At the Mobile World Congress, Huawei Technologies continued its drive to create platforms that help telecom operators and other service providers realise improved revenue streams. With this, consumers will also have a great experience on one video service platform. This year Huawei is focussing on collaboration, where they invite third parties to have input on developing and working on various aspects that help improve the user experience. Video is all about content, so there is need to collaborate with content providers.
In his keynote, Huawei’s deputy chairman and rotating CEO Eric Xu said “in today’s world, video is not an option, it is a must, and it will become a part of our life”. He went on to say by the year 2020 video will account for 50% of global mobile revenues compared to 25% in 2016.
Huawei aims to be the enabler of telco success by providing professional business consulting services to enable success in video, build content aggregation capabilities to help telcos reduce costs and remove difficulties associated with content acquisition (trial first in Africa and middle East ). They also aim to build cloud-native convergent video platforms, invest in video chips and open middle ware, build E2E networks that support video as a basic service and build capabilities in video service planning design integration and experience management.
According to Mr Xu, Entertainment video will account for the majority of revenue – up to $650 billion. Industry video that covers aspects like commerce, education and surveillance and others – will account for $350 billion and communications video like video conferencing, video messaging and unified communications – will be up to $18 billion.
The company’s traditional business is networks and IT infrastructure. Though they also manufacture phones and tablets, they do not create videos, which means they have to work with content and other service providers.
There are a number of platforms available for video. The Video operation platform is where you have the big data analytics, video support systems, and next generation service quality management for the video. It basically does your data analytics so out of every video some patterns are found that can be co related to the user experience or usage habits.

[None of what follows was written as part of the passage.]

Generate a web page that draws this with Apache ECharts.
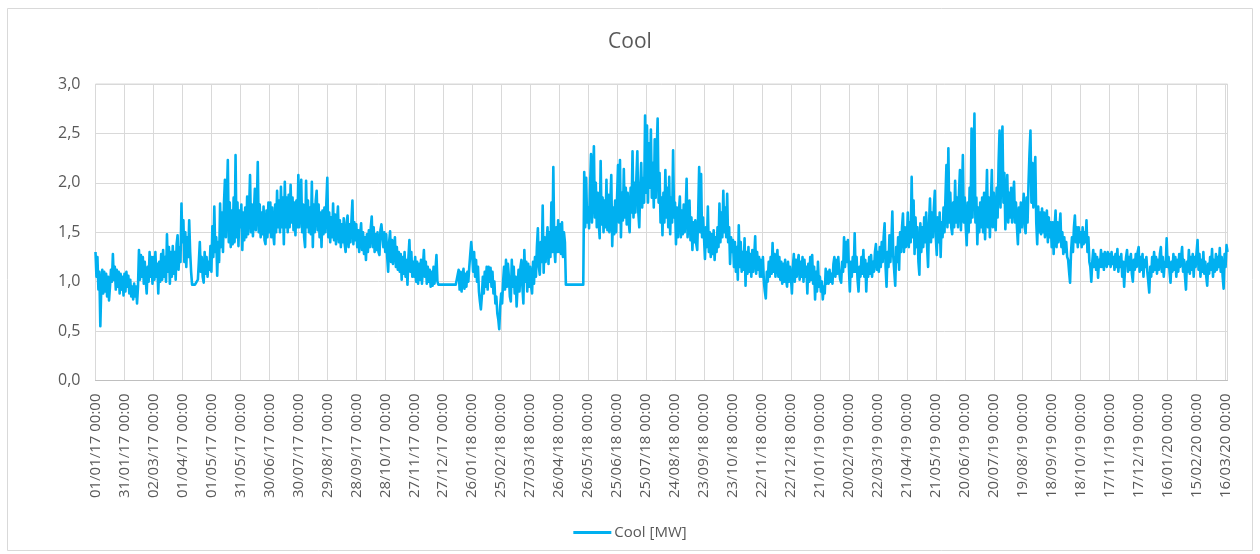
<!DOCTYPE html>
<html>
<head>
<meta charset="utf-8">
<script src="https://cdn.jsdelivr.net/npm/echarts@6/dist/echarts.min.js"></script>
<style>
html,body{margin:0;padding:0;background:#fff;}
#chart{width:1260px;height:554px;}
</style>
</head>
<body>
<div id="chart"></div>
<script>
// Daily values of "Cool [MW]", starting 01/01/2017
const cool2017 = [
1.30,1.05,1.25,0.92,1.10,0.55,0.95,1.12,0.88,1.10,0.90,1.08,0.85,1.05,0.81,0.95,1.12,1.00,1.28,1.02,1.15,0.92,1.12,0.95,1.10,0.88,1.08,0.92,1.05,0.86,
1.08,0.90,1.10,0.95,1.06,0.88,1.02,0.85,0.95,0.82,0.98,0.85,0.95,0.78,0.95,1.32,1.02,1.27,1.05,1.25,0.98,1.20,1.02,0.88,1.15,1.00,1.30,1.05,1.25,0.98,
1.25,1.02,1.30,1.05,1.18,0.88,1.20,1.00,1.28,1.02,1.32,1.05,1.25,1.00,1.48,1.10,1.35,0.98,1.30,1.05,1.36,1.08,1.30,1.02,1.38,1.47,1.12,1.35,1.20,1.79,
1.40,1.62,1.20,1.50,1.15,1.45,1.25,1.62,1.30,1.10,0.97,0.96,0.96,0.97,0.96,0.98,1.02,1.20,1.40,1.10,1.25,1.05,0.99,1.30,1.08,1.25,1.05,1.20,1.12,1.36,
1.10,1.56,1.25,1.76,1.30,1.45,1.06,1.40,1.20,1.79,1.35,1.70,1.30,1.79,2.03,1.45,1.85,2.23,1.40,1.80,1.35,1.72,1.38,1.85,1.40,2.28,1.45,1.80,1.36,1.72,
1.55,1.78,1.32,1.70,1.42,1.75,1.45,1.86,1.48,1.72,2.08,1.50,1.78,1.46,1.45,1.94,1.52,1.75,2.21,1.50,1.78,1.45,1.70,1.48,1.76,1.42,1.38,1.72,1.45,1.80,
1.50,1.80,1.45,1.75,1.48,1.38,1.78,1.50,1.92,1.55,1.82,1.50,1.96,1.55,1.85,1.38,2.01,1.55,1.85,1.50,1.88,1.55,1.98,1.60,1.85,1.52,1.80,1.47,1.82,1.55,
2.08,1.55,1.80,2.03,1.50,1.78,1.45,1.35,2.02,1.55,1.82,1.50,1.75,1.48,2.01,1.35,1.78,1.50,1.82,1.92,1.52,1.78,1.45,1.70,1.35,1.72,1.48,1.75,1.50,1.80,
2.05,1.45,1.70,1.40,1.65,1.45,1.79,1.42,1.68,1.38,1.60,1.76,1.40,1.62,1.35,1.58,1.40,1.64,1.38,1.30,1.60,1.67,1.35,1.58,1.40,1.62,1.82,1.38,1.60,1.42,
1.58,1.35,1.52,1.30,1.48,1.59,1.32,1.50,1.28,1.45,1.22,1.48,1.30,1.52,1.35,1.55,1.66,1.35,1.55,1.30,1.48,1.32,1.50,1.30,1.27,1.52,1.58,1.60,1.35,1.50,
1.30,1.48,1.25,1.10,1.40,1.51,1.20,1.42,1.18,1.35,1.45,1.15,1.35,1.12,1.30,1.10,1.28,1.02,1.25,1.08,1.30,1.05,1.22,0.97,1.25,1.42,1.10,1.30,1.05,1.20,
1.05,1.25,1.00,1.20,0.98,1.18,1.02,1.22,0.98,1.15,1.32,1.05,1.20,0.98,1.15,1.00,1.12,0.95,1.10,0.96,1.15,0.98,1.12,1.27,1.00,0.97,0.97,0.97,0.97,0.97,
0.97,0.97,0.97,0.97,0.97
];
const cool2018 = [
0.97,0.97,0.97,0.97,0.97,0.97,0.97,0.97,0.97,0.97,0.97,1.12,0.92,1.10,0.90,1.05,1.13,0.93,1.08,0.95,1.10,1.00,1.15,1.28,1.40,
1.28,1.10,1.30,1.05,1.22,1.00,1.15,0.90,0.80,0.72,0.85,1.05,0.88,1.10,0.95,1.15,0.92,1.15,1.00,1.14,0.95,1.10,0.88,1.00,0.78,0.85,0.68,0.62,0.52,0.75,
0.88,0.78,1.00,1.15,0.92,1.22,0.95,1.18,1.05,0.85,0.80,1.22,0.95,1.15,0.88,1.05,0.75,0.95,1.12,0.90,1.15,1.22,0.95,0.78,1.32,1.00,1.20,0.90,1.18,0.95,
1.15,0.95,0.88,1.20,0.98,1.25,1.05,1.35,1.54,1.15,1.07,1.40,1.20,1.77,1.09,1.45,1.20,1.40,1.55,1.18,1.50,1.25,1.80,1.30,2.16,1.35,1.20,1.55,1.30,1.62,
1.30,1.58,1.28,1.60,1.25,1.50,1.40,0.97,0.97,0.97,0.97,0.97,0.97,0.97,0.97,0.97,0.97,0.97,0.97,0.97,0.97,0.97,0.97,0.97,0.97,0.97,2.11,1.55,2.05,1.60,
1.75,1.54,1.95,2.29,1.60,1.98,2.37,1.65,2.00,1.55,1.90,1.60,1.44,2.22,1.58,1.85,1.50,1.82,1.55,2.03,1.52,1.88,1.50,1.80,2.08,1.36,1.75,1.48,1.82,1.50,
1.85,2.18,1.60,2.23,1.45,1.90,1.62,2.14,1.65,1.95,1.58,1.90,1.62,1.50,1.95,1.70,2.32,1.65,2.00,1.70,2.05,2.32,1.70,1.55,1.95,2.20,1.75,2.05,1.80,2.68,
1.90,2.58,1.80,2.40,1.95,2.54,1.85,2.20,1.75,2.44,1.85,2.30,2.65,1.80,2.10,1.60,1.85,1.47,1.90,1.60,2.13,1.65,1.95,1.55,2.06,1.48,1.85,1.60,2.33,1.65,
1.80,1.38,1.75,1.45,1.70,1.86,1.45,1.72,1.48,1.78,1.50,1.70,2.04,1.45,1.68,1.82,1.42,1.65,1.32,1.60,1.40,1.62,1.38,1.32,1.70,2.16,1.50,2.09,1.45,1.65,
1.45,1.23,1.55,1.35,1.76,1.30,1.50,1.25,1.48,1.28,1.52,1.22,1.45,1.30,1.55,1.35,1.79,1.40,1.70,1.45,1.92,1.50,1.75,1.45,1.89,1.40,1.55,1.18,1.45,1.30,
1.42,1.15,1.40,1.10,1.35,1.02,1.57,1.15,1.40,1.10,1.30,1.12,1.44,0.96,1.30,1.08,1.35,1.10,1.28,1.05,1.32,1.10,1.25,1.46,1.08,1.30,1.12,1.25,1.05,1.22,
1.05,1.25,1.00,0.90,0.83,1.10,1.00,1.20,1.05,1.25,1.08,1.39,1.10,1.28,1.05,1.22,1.32,1.05,1.25,1.02,1.20,0.98,1.18,1.00,1.22,1.02,0.95,1.20,1.00,1.15,
1.05,0.88,1.15,1.28,1.00,1.22,1.05,1.20,1.27,1.02
];
const cool2019 = [
1.20,1.05,1.25,1.00,1.22,1.05,1.15,0.88,1.18,1.00,1.25,1.02,1.27,0.98,1.15,0.82,1.10,0.90,1.20,0.95,
1.05,0.90,1.00,0.82,0.95,0.88,1.13,0.98,1.10,0.98,1.12,1.00,1.08,0.98,1.18,1.25,1.05,1.22,1.08,1.25,1.10,1.02,0.99,1.20,1.10,1.45,1.15,1.40,1.20,1.42,
1.15,0.90,1.20,1.05,1.25,1.10,1.49,1.10,1.25,1.02,0.90,1.15,1.05,1.25,1.08,1.32,1.05,1.22,0.90,1.18,1.05,1.25,1.08,1.27,1.05,1.20,1.10,1.30,1.38,1.12,
1.30,1.10,1.35,1.15,1.40,1.20,1.45,1.59,1.15,0.95,1.30,1.15,1.47,1.20,1.40,1.71,1.25,1.10,0.96,1.35,1.20,1.45,1.12,1.50,1.30,1.55,1.69,1.30,1.55,1.35,
1.40,1.70,1.35,1.60,1.40,2.06,1.45,1.82,1.28,1.65,1.35,1.55,1.20,1.07,1.59,1.30,1.55,1.35,1.65,1.40,1.70,1.35,1.15,1.60,1.84,1.40,1.70,1.45,1.75,1.92,
1.45,1.27,1.65,1.40,1.70,1.25,1.60,1.45,1.75,1.50,1.85,2.18,1.55,2.35,1.60,1.90,1.55,1.48,1.80,1.55,2.02,1.60,1.85,1.55,1.90,2.13,1.52,1.85,2.28,1.60,
1.85,1.55,1.37,1.80,1.50,1.95,1.60,2.55,1.65,2.05,2.70,1.60,1.85,1.38,1.75,1.50,1.80,1.55,1.85,1.50,1.90,1.43,1.75,2.13,1.55,1.85,1.45,1.80,2.13,1.55,
1.90,1.60,1.52,1.95,1.65,2.20,2.53,1.75,2.30,2.57,1.80,2.10,1.53,1.85,2.08,1.60,1.90,1.65,1.95,1.60,1.85,2.01,1.60,1.80,1.55,1.38,1.75,1.50,1.80,1.55,
1.70,1.89,1.55,1.49,1.85,1.60,2.00,2.30,2.53,1.80,2.20,1.75,2.10,2.26,1.60,1.38,1.76,1.50,1.70,1.48,1.74,1.50,1.70,1.45,1.65,1.72,1.40,1.65,1.45,1.60,
1.35,1.60,1.28,1.55,1.72,1.35,1.60,1.40,1.55,1.69,1.35,1.50,1.28,1.45,1.30,1.40,1.25,1.22,1.10,0.99,1.30,1.45,1.30,1.55,1.67,1.40,1.55,1.35,1.55,1.40,
1.50,1.35,1.55,1.38,1.50,1.40,1.62,1.30,1.45,1.20,1.15,1.00,1.20,1.32,1.15,1.28,1.12,1.25,1.04,1.22,1.15,1.32,1.15,1.28,1.12,1.30,1.25,1.15,1.30,1.18,
1.28,1.15,1.30,1.18,1.25,1.12,1.28,1.15,1.33,1.10,1.25,1.15,1.28,1.05,1.20,0.95,1.15,1.25,1.32,1.10,1.25,1.12,1.28,1.08,1.00,1.22,1.12,1.28,1.15,1.30,
1.35,1.10,1.25,1.12,1.28,1.05,1.22,1.15,1.25,1.10,1.00,0.89,1.15,1.05,1.25
];
const cool2020 = [
1.10,1.30,1.12,1.25,1.08,1.22,1.12,1.28,1.35,1.10,1.25,1.05,1.20,1.15,1.44,
1.15,1.25,1.10,0.99,1.20,1.10,1.28,1.12,1.25,1.05,1.22,1.10,1.28,1.15,1.25,1.35,1.10,1.22,1.05,0.92,1.20,1.10,1.32,1.08,1.25,1.12,1.28,1.05,1.25,1.15,
1.30,1.42,1.12,1.28,1.05,1.22,1.10,1.30,1.08,1.20,1.05,0.96,1.18,1.08,1.25,1.12,1.33,1.05,1.22,1.10,1.28,1.12,1.25,1.15,1.34,1.10,1.25,1.05,0.93,1.28,
1.15,1.37,1.30
];
const yTicks = [0, 0.5, 1.0, 1.5, 2.0, 2.5, 3.0];

const coolValues = cool2017.concat(cool2018, cool2019, cool2020);

// Day categories starting 01/01/2017, labelled like "dd/mm/yy 00:00"
const startDate = Date.UTC(2017, 0, 1);
const categories = coolValues.map((_, i) => {
  const d = new Date(startDate + i * 86400000);
  const dd = String(d.getUTCDate()).padStart(2, '0');
  const mm = String(d.getUTCMonth() + 1).padStart(2, '0');
  const yy = String(d.getUTCFullYear() % 100).padStart(2, '0');
  return dd + '/' + mm + '/' + yy + ' 00:00';
});

const FONT = "'Open Sans', 'Liberation Sans', sans-serif";
const TXT = '#595959';
const chart = echarts.init(document.getElementById('chart'), null, {renderer: 'canvas'});
chart.setOption({
  animation: false,
  backgroundColor: '#ffffff',
  textStyle: {fontFamily: FONT},
  title: {
    text: 'Cool',
    left: 'center',
    top: 27,
    textStyle: {fontFamily: FONT, fontSize: 21, fontWeight: 'normal', color: TXT}
  },
  graphic: [{
    type: 'rect',
    shape: {x: 7.5, y: 8.5, width: 1245, height: 542},
    style: {fill: 'none', stroke: '#d9d9d9', lineWidth: 1},
    silent: true
  }],
  legend: {
    bottom: 9,
    left: 'center',
    icon: 'rect',
    itemWidth: 38,
    itemHeight: 3,
    itemGap: 10,
    textStyle: {fontFamily: FONT, fontSize: 15, color: TXT, padding: [0, 0, 0, -2]},
    data: ['Cool [MW]']
  },
  grid: {
    left: 95.5,
    right: 32.5,
    top: 84,
    bottom: 173.5,
    show: true,
    borderColor: '#d9d9d9',
    borderWidth: 1,
    containLabel: false
  },
  xAxis: {
    type: 'category',
    data: categories,
    boundaryGap: false,
    axisLine: {show: true, lineStyle: {color: '#bfbfbf', width: 1}},
    axisTick: {show: false},
    axisLabel: {
      interval: 29,
      rotate: 90,
      margin: 13,
      color: TXT,
      fontSize: 15,
      fontFamily: FONT
    },
    splitLine: {show: true, interval: 29, lineStyle: {color: '#d9d9d9', width: 1}}
  },
  yAxis: {
    type: 'value',
    min: yTicks[0],
    max: yTicks[yTicks.length - 1],
    interval: 0.5,
    axisLine: {show: false},
    axisTick: {show: false},
    axisLabel: {
      margin: 15,
      color: TXT,
      fontSize: 16,
      fontFamily: FONT,
      formatter: v => v.toFixed(1).replace('.', ',')
    },
    splitLine: {show: true, lineStyle: {color: '#d9d9d9', width: 1}}
  },
  series: [{
    name: 'Cool [MW]',
    type: 'line',
    data: coolValues,
    symbol: 'none',
    showSymbol: false,
    sampling: null,
    lineStyle: {color: '#00B0F0', width: 2.6, join: 'round'},
    itemStyle: {color: '#00B0F0'}
  }]
});
</script>
</body>
</html>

The video processing and distribution platform enables videos to be processed and coded and have the private or public cloud and you can also add or remove some over heads. The private or public or hybrid cloud will then either store or distribute the video.
The system requires a medium which can be used to distribute video which can be ADSL, fibre, cable, satellite, LTE or 5G and different screens can be used. For different videos you need different types of networks.
To have any sort of data on user experience any operator may first need to find a location where a video is being played and who is playing it, the average income per house hold, the number of people in that area, if their data consumption high or low , population and what kind of medium they are using. They identify the value area of video depending on these factors.
Mr Xu went on to say fragmented content needs a single point of entry and that around the globe there are 600+ Telecom operators, 1000+ content providers, 100+ Content operators So there is so much choice when it comes to video content but once you want to aggregate the content with the consumer that becomes difficult.
Content aggregators do not want to give up their ownership on the billing relationship and also on the account that means a lot of challenges for the operators to be able to run the video business.
For consumers not a single content aggregator can offer all the content that a consumer wants to access and as a result consumers have to buy from different service providers.
They might not get what they want from a content aggregator to which they are a member so they prefer getting it from a single point of entry. One account, one billing relationship and they get access to all the content.
Telecom operators are the ones in the best position to offer a single point of entry for consumers.